彼に与えられていた個室よりは若干手狭な、自室の窓から外を眺める。頬を撫でる風は乾燥し、冬の香りを柔らかく運ぶ。大きく開け放した大きな窓枠に手をかけて、循環する空気を肌で感じた。穏やかな日差しは、木の葉を剥がれた木々を優しく照らしていた。
彼は、この病院から出たことがなかった。だからきっと、あの窓から眺めていた景色が、彼の世界のすべてだったのだ。季節が移り変わり、鮮やかさと仄暗さを幾度も繰り返すだけの世界を、彼は死ぬ直前まで淡々と眺めていた。興味のない絵画をただ視界に収めるように、何の感慨も抱かずに、それが世界のすべてだと信じたまま、彼は窓枠に手をかけたのだろう。

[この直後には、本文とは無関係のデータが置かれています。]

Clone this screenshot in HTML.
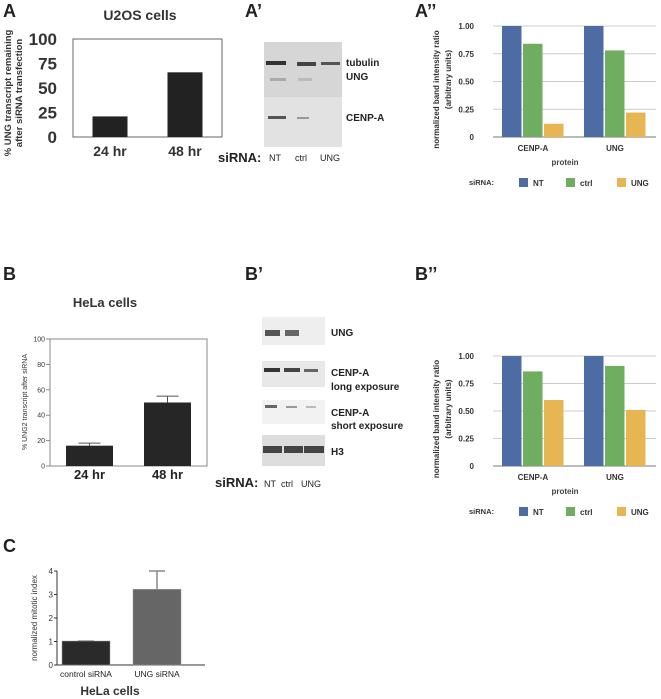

だから、どうしても気になるのだ。彼は本当に、そう信じきったまま、死ぬことができたのだろうか、と。
「…いっぱい、辛かったもんね。最後ぐらい、安らかであってほしいよね」
彼は世界への絶望と失望を、抱き締めたまま落ちていけただろうか。最期の最後にベッドの上からは見えなかった、青く広がる空で包まれたりはしなかっただろうか。世界は自分が思っているよりも、ずっとずっと広がっていて、胸をうつ美しさがたくさんあるのだと、知ることはなく死ねただろうか。
「まさか希望なんて、抱いたまま落ちるなんて、あんまりだよね?」
ひとりぼっちの病室は、彼が消えた世界と同じように凪いでいて、問いに応える声などありはしない。白に包まれた世界から眺める外は、鮮やかさを急速に失っていき、やがてこの部屋のように白に染まっていくのだろう。その後にまた鮮やかな色で彩られると、わかってはいてももう、彼にはそれに耐えうるだけの希望は残っていなかった。私にすべてを吐き出して、空虚なまま落ちていった。そうであってほしかった。もうどうにもならない、死へと落ちていくその最中に、心の奥底から希望が湧き上がるなんてあまりにも残酷過ぎるから。
嗚呼、彼の顔を思い出せない。息苦しさが喉までせり上がる。目を細め手に力を込めれば、固い感触が肌へと溶け込んでいく。握り締める窓枠は穏やかに冷たく、風は穏やかに優しく、眩しさと相まってただ、吐き気がした。